[Records excerpted from a collection]
........

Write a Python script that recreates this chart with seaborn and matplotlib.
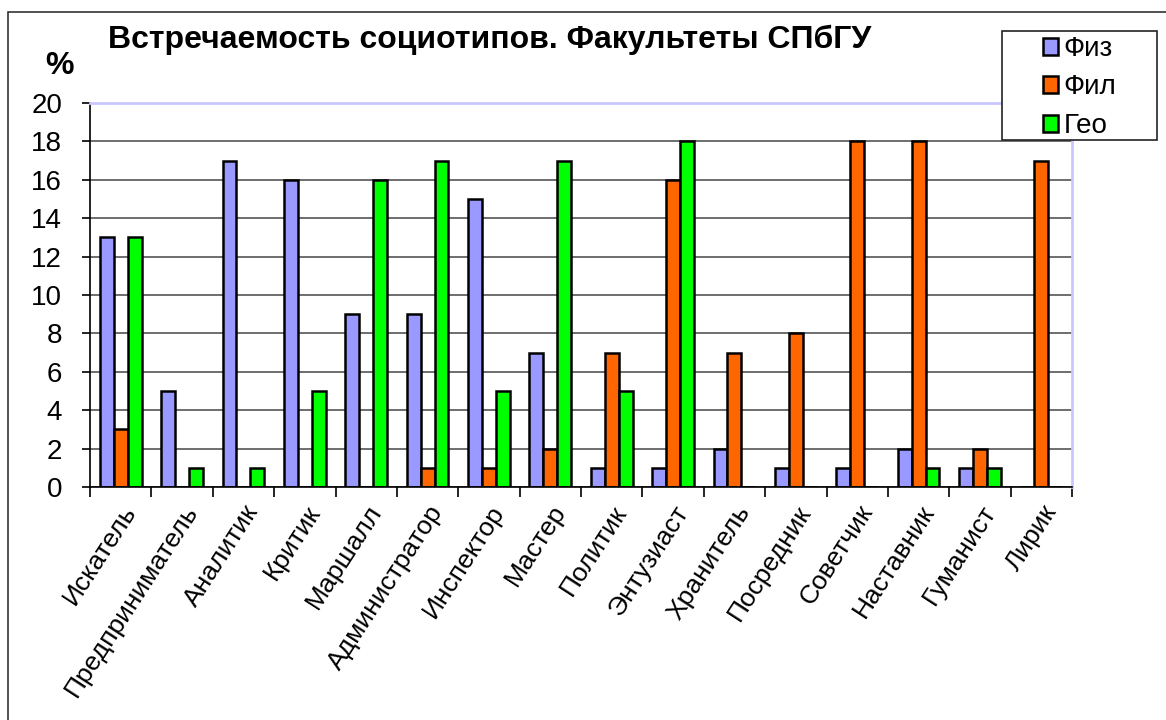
import matplotlib
matplotlib.use("Agg")
import matplotlib.pyplot as plt
import seaborn as sns
import pandas as pd
from matplotlib.patches import Rectangle, Patch

categories = ["Искатель", "Предприниматель", "Аналитик", "Критик", "Маршалл",
              "Администратор", "Инспектор", "Мастер", "Политик", "Энтузиаст",
              "Хранитель", "Посредник", "Советчик", "Наставник", "Гуманист", "Лирик"]
fiz = [13, 5, 17, 16, 9, 9, 15, 7, 1, 1, 2, 1, 1, 2, 1, 0]
fil = [3, 0, 0, 0, 0, 1, 1, 2, 7, 16, 7, 8, 18, 18, 2, 17]
geo = [13, 1, 1, 5, 16, 17, 5, 17, 5, 18, 0, 0, 0, 1, 1, 0]
series_names = ["Физ", "Фил", "Гео"]
colors = ["#9999ff", "#ff6600", "#00ff00"]
title = "Встречаемость социотипов. Факультеты СПбГУ"
yticks = list(range(0, 21, 2))

rows = []
for name, vals in zip(series_names, [fiz, fil, geo]):
    for c, v in zip(categories, vals):
        rows.append({"cat": c, "series": name, "val": v})
df = pd.DataFrame(rows)

sns.set_style("white")
plt.rcParams['font.family'] = ['Liberation Sans', 'DejaVu Sans']
plt.rcParams['text.color'] = 'black'
plt.rcParams['xtick.color'] = 'black'
plt.rcParams['ytick.color'] = 'black'
plt.rcParams['axes.labelcolor'] = 'black'

fig = plt.figure(figsize=(11.66, 7.2), dpi=100)
ax = fig.add_axes([90/1166, 1-487/720, (1072-90)/1166, (487-103)/720])

sns.barplot(data=df, x="cat", y="val", hue="series", hue_order=series_names,
            palette=colors, order=categories, width=0.68, ax=ax,
            edgecolor="black", linewidth=1.8, saturation=1, legend=False)

ax.set_ylim(0, 20)
ax.set_xlim(-0.5, len(categories) - 0.5)
ax.set_yticks(yticks)
ax.set_yticklabels([str(t) for t in yticks], fontsize=20, color="black")
ax.yaxis.grid(True, color="#555555", linewidth=1.2)
ax.set_axisbelow(True)
ax.set_xlabel("")
ax.set_ylabel("")

ax.set_xticks(range(len(categories)))
ax.set_xticklabels(categories, rotation=57, ha="right", rotation_mode="anchor",
                   fontsize=19, color="black")
ax.tick_params(axis="x", length=0, pad=10)
ax.tick_params(axis="y", left=True, length=6, width=1.2, color="black", pad=14)
ax.set_xticks([i - 0.5 for i in range(len(categories) + 1)], minor=True)
ax.tick_params(axis="x", which="minor", bottom=True, length=7, width=1.2, color="black")

for s in ["top", "right"]:
    ax.spines[s].set_color("#c8c8ff")
    ax.spines[s].set_linewidth(2)
ax.spines["left"].set_color("black")
ax.spines["left"].set_linewidth(1.2)
ax.spines["bottom"].set_color("black")
ax.spines["bottom"].set_linewidth(1.2)

# legend
handles = [Patch(facecolor=c, edgecolor="black", linewidth=1.8) for c in colors]
leg = fig.legend(handles, series_names, loc="upper left",
                 bbox_to_anchor=(1043/1166, 1-36/720), fontsize=20,
                 frameon=False, labelcolor="black",
                 handlelength=0.55, handleheight=0.55, handletextpad=0.2,
                 borderpad=0, labelspacing=0.45, borderaxespad=0)
leg.set_zorder(6)
fig.patches.append(Rectangle((1002/1166, 1-140/720), 155/1166, 109/720,
                             transform=fig.transFigure, facecolor="white",
                             edgecolor="#222222", linewidth=1.2, zorder=5))

fig.text(108/1166, 1-40/720, title, fontsize=23, fontweight="bold",
         va="center", ha="left", color="black")
fig.text(60/1166, 1-66/720, "%", fontsize=23, fontweight="bold",
         va="center", ha="center", color="black")

# outer frame
fig.patches.append(Rectangle((8/1166, -0.01), 1.2, 1-12/720 + 0.01,
                             transform=fig.transFigure, fill=False,
                             edgecolor="#333333", linewidth=1.2))

fig.savefig("out.png", dpi=100)
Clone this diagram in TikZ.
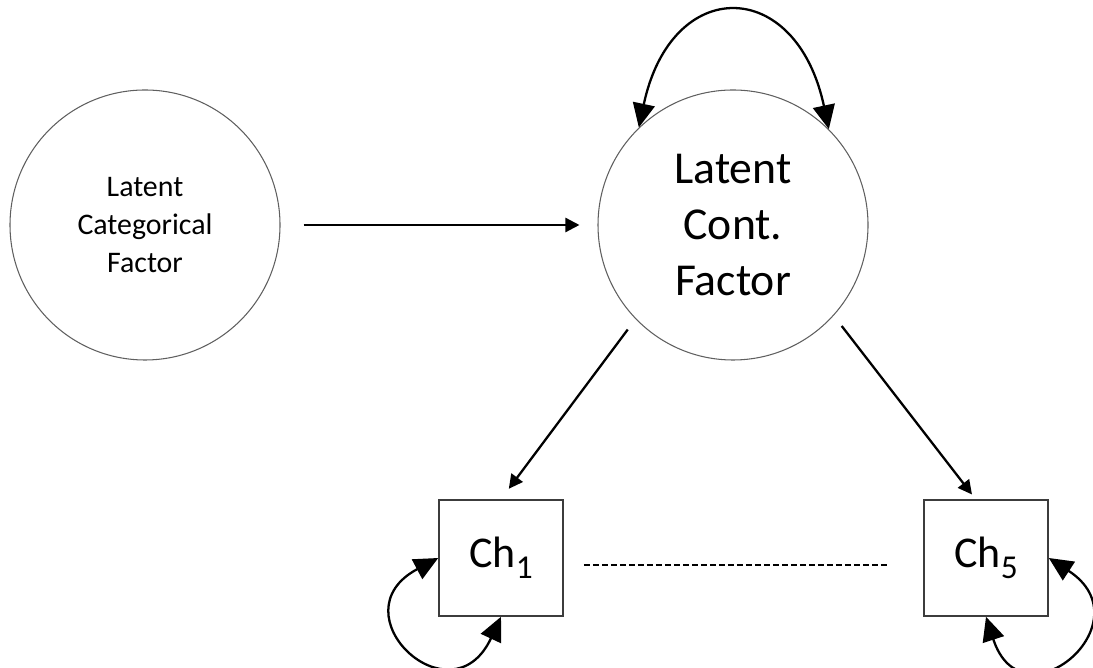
\documentclass[tikz,border=0pt]{standalone}
\usepackage{fontspec}
\setmainfont{Carlito}
\usetikzlibrary{arrows.meta, positioning}
\definecolor{ringgray}{RGB}{95, 95, 95}
\definecolor{boxgray}{RGB}{60, 60, 60}
\newcommand{\chsub}[1]{\raisebox{-0.25em}{\fontsize{19}{19}\selectfont #1}}

\begin{document}
\begin{tikzpicture}[
        latent/.style={circle, draw=ringgray, line width=0.6pt, minimum size=5.4cm, inner sep=0pt, align=center},
        manifest/.style={rectangle, draw=boxgray, line width=0.9pt, minimum width=2.48cm, minimum height=2.32cm, inner sep=0pt},
        pathline/.style={line width=1.3pt, -{Triangle[length=0.28cm, width=0.28cm]}},
        varloop/.style={line width=1.3pt, {Triangle[length=0.48cm, width=0.44cm]}-{Triangle[length=0.48cm, width=0.44cm]}},
        dashline/.style={line width=1.2pt, dash pattern=on 0.12cm off 0.06cm}
    ]
    \useasboundingbox (0,0) rectangle (21.86,13.34);

    % Latent factors
    \node[latent, font=\fontsize{17}{21.5}\selectfont] (cat) at (2.9, 8.84) {Latent\\Categorical\\Factor};
    \node[latent, font=\fontsize{26}{32}\selectfont] (cont) at (14.66, 8.84) {Latent\\Cont.\\Factor};

    % Indicators
    \node[manifest, font=\fontsize{25}{30}\selectfont] (ch1) at (10.02, 2.18) {Ch\chsub{1}};
    \node[manifest, font=\fontsize{25}{30}\selectfont] (ch5) at (19.72, 2.18) {Ch\chsub{5}};

    % Regression and loadings
    \draw[pathline, shorten <=0.46cm, shorten >=0.36cm] (cat) -- (cont);
    \draw[pathline, shorten <=0.26cm, shorten >=0.26cm] (cont.224) -- (ch1.north);
    \draw[pathline, shorten <=0.26cm, shorten >=0.12cm] (cont.318) -- (ch5.100);

    % Variances
    \draw[varloop] (cont.134) to[out=78, in=102, looseness=2.1] (cont.45);
    \draw[varloop] (ch1.west) to[out=208, in=245, looseness=3.5] (ch1.south);
    \draw[varloop] (ch5.east) to[out=327, in=288, looseness=3.5] (ch5.south);

    % Indicators in between
    \draw[dashline, shorten <=0.4cm, shorten >=0.72cm] ([yshift=-0.14cm]ch1.east) -- ([yshift=-0.14cm]ch5.west);
\end{tikzpicture}
\end{document}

........

Leave out the pictures and output the rest of the material exactly as written.

Write a Python script that recreates this chart with seaborn and matplotlib.
import matplotlib
matplotlib.use("Agg")
import matplotlib.pyplot as plt
import seaborn as sns
import pandas as pd
from matplotlib.patches import Rectangle, Patch

categories = ["Искатель", "Предприниматель", "Аналитик", "Критик", "Маршалл",
              "Администратор", "Инспектор", "Мастер", "Политик", "Энтузиаст",
              "Хранитель", "Посредник", "Советчик", "Наставник", "Гуманист", "Лирик"]
fiz = [13, 5, 17, 16, 9, 9, 15, 7, 1, 1, 2, 1, 1, 2, 1, 0]
fil = [3, 0, 0, 0, 0, 1, 1, 2, 7, 16, 7, 8, 18, 18, 2, 17]
geo = [13, 1, 1, 5, 16, 17, 5, 17, 5, 18, 0, 0, 0, 1, 1, 0]
series_names = ["Физ", "Фил", "Гео"]
colors = ["#9999ff", "#ff6600", "#00ff00"]
title = "Встречаемость социотипов. Факультеты СПбГУ"
yticks = list(range(0, 21, 2))

rows = []
for name, vals in zip(series_names, [fiz, fil, geo]):
    for c, v in zip(categories, vals):
        rows.append({"cat": c, "series": name, "val": v})
df = pd.DataFrame(rows)

sns.set_style("white")
plt.rcParams['font.family'] = ['Liberation Sans', 'DejaVu Sans']
plt.rcParams['text.color'] = 'black'
plt.rcParams['xtick.color'] = 'black'
plt.rcParams['ytick.color'] = 'black'
plt.rcParams['axes.labelcolor'] = 'black'

fig = plt.figure(figsize=(11.66, 7.2), dpi=100)
ax = fig.add_axes([90/1166, 1-487/720, (1072-90)/1166, (487-103)/720])

sns.barplot(data=df, x="cat", y="val", hue="series", hue_order=series_names,
            palette=colors, order=categories, width=0.68, ax=ax,
            edgecolor="black", linewidth=1.8, saturation=1, legend=False)

ax.set_ylim(0, 20)
ax.set_xlim(-0.5, len(categories) - 0.5)
ax.set_yticks(yticks)
ax.set_yticklabels([str(t) for t in yticks], fontsize=20, color="black")
ax.yaxis.grid(True, color="#555555", linewidth=1.2)
ax.set_axisbelow(True)
ax.set_xlabel("")
ax.set_ylabel("")

ax.set_xticks(range(len(categories)))
ax.set_xticklabels(categories, rotation=57, ha="right", rotation_mode="anchor",
                   fontsize=19, color="black")
ax.tick_params(axis="x", length=0, pad=10)
ax.tick_params(axis="y", left=True, length=6, width=1.2, color="black", pad=14)
ax.set_xticks([i - 0.5 for i in range(len(categories) + 1)], minor=True)
ax.tick_params(axis="x", which="minor", bottom=True, length=7, width=1.2, color="black")

for s in ["top", "right"]:
    ax.spines[s].set_color("#c8c8ff")
    ax.spines[s].set_linewidth(2)
ax.spines["left"].set_color("black")
ax.spines["left"].set_linewidth(1.2)
ax.spines["bottom"].set_color("black")
ax.spines["bottom"].set_linewidth(1.2)

# legend
handles = [Patch(facecolor=c, edgecolor="black", linewidth=1.8) for c in colors]
leg = fig.legend(handles, series_names, loc="upper left",
                 bbox_to_anchor=(1043/1166, 1-36/720), fontsize=20,
                 frameon=False, labelcolor="black",
                 handlelength=0.55, handleheight=0.55, handletextpad=0.2,
                 borderpad=0, labelspacing=0.45, borderaxespad=0)
leg.set_zorder(6)
fig.patches.append(Rectangle((1002/1166, 1-140/720), 155/1166, 109/720,
                             transform=fig.transFigure, facecolor="white",
                             edgecolor="#222222", linewidth=1.2, zorder=5))

fig.text(108/1166, 1-40/720, title, fontsize=23, fontweight="bold",
         va="center", ha="left", color="black")
fig.text(60/1166, 1-66/720, "%", fontsize=23, fontweight="bold",
         va="center", ha="center", color="black")

# outer frame
fig.patches.append(Rectangle((8/1166, -0.01), 1.2, 1-12/720 + 0.01,
                             transform=fig.transFigure, fill=False,
                             edgecolor="#333333", linewidth=1.2))

fig.savefig("out.png", dpi=100)
Clone this diagram in TikZ.
\documentclass[tikz,border=0pt]{standalone}
\usepackage{fontspec}
\setmainfont{Carlito}
\usetikzlibrary{arrows.meta, positioning}
\definecolor{ringgray}{RGB}{95, 95, 95}
\definecolor{boxgray}{RGB}{60, 60, 60}
\newcommand{\chsub}[1]{\raisebox{-0.25em}{\fontsize{19}{19}\selectfont #1}}

\begin{document}
\begin{tikzpicture}[
        latent/.style={circle, draw=ringgray, line width=0.6pt, minimum size=5.4cm, inner sep=0pt, align=center},
        manifest/.style={rectangle, draw=boxgray, line width=0.9pt, minimum width=2.48cm, minimum height=2.32cm, inner sep=0pt},
        pathline/.style={line width=1.3pt, -{Triangle[length=0.28cm, width=0.28cm]}},
        varloop/.style={line width=1.3pt, {Triangle[length=0.48cm, width=0.44cm]}-{Triangle[length=0.48cm, width=0.44cm]}},
        dashline/.style={line width=1.2pt, dash pattern=on 0.12cm off 0.06cm}
    ]
    \useasboundingbox (0,0) rectangle (21.86,13.34);

    % Latent factors
    \node[latent, font=\fontsize{17}{21.5}\selectfont] (cat) at (2.9, 8.84) {Latent\\Categorical\\Factor};
    \node[latent, font=\fontsize{26}{32}\selectfont] (cont) at (14.66, 8.84) {Latent\\Cont.\\Factor};

    % Indicators
    \node[manifest, font=\fontsize{25}{30}\selectfont] (ch1) at (10.02, 2.18) {Ch\chsub{1}};
    \node[manifest, font=\fontsize{25}{30}\selectfont] (ch5) at (19.72, 2.18) {Ch\chsub{5}};

    % Regression and loadings
    \draw[pathline, shorten <=0.46cm, shorten >=0.36cm] (cat) -- (cont);
    \draw[pathline, shorten <=0.26cm, shorten >=0.26cm] (cont.224) -- (ch1.north);
    \draw[pathline, shorten <=0.26cm, shorten >=0.12cm] (cont.318) -- (ch5.100);

    % Variances
    \draw[varloop] (cont.134) to[out=78, in=102, looseness=2.1] (cont.45);
    \draw[varloop] (ch1.west) to[out=208, in=245, looseness=3.5] (ch1.south);
    \draw[varloop] (ch5.east) to[out=327, in=288, looseness=3.5] (ch5.south);

    % Indicators in between
    \draw[dashline, shorten <=0.4cm, shorten >=0.72cm] ([yshift=-0.14cm]ch1.east) -- ([yshift=-0.14cm]ch5.west);
\end{tikzpicture}
\end{document}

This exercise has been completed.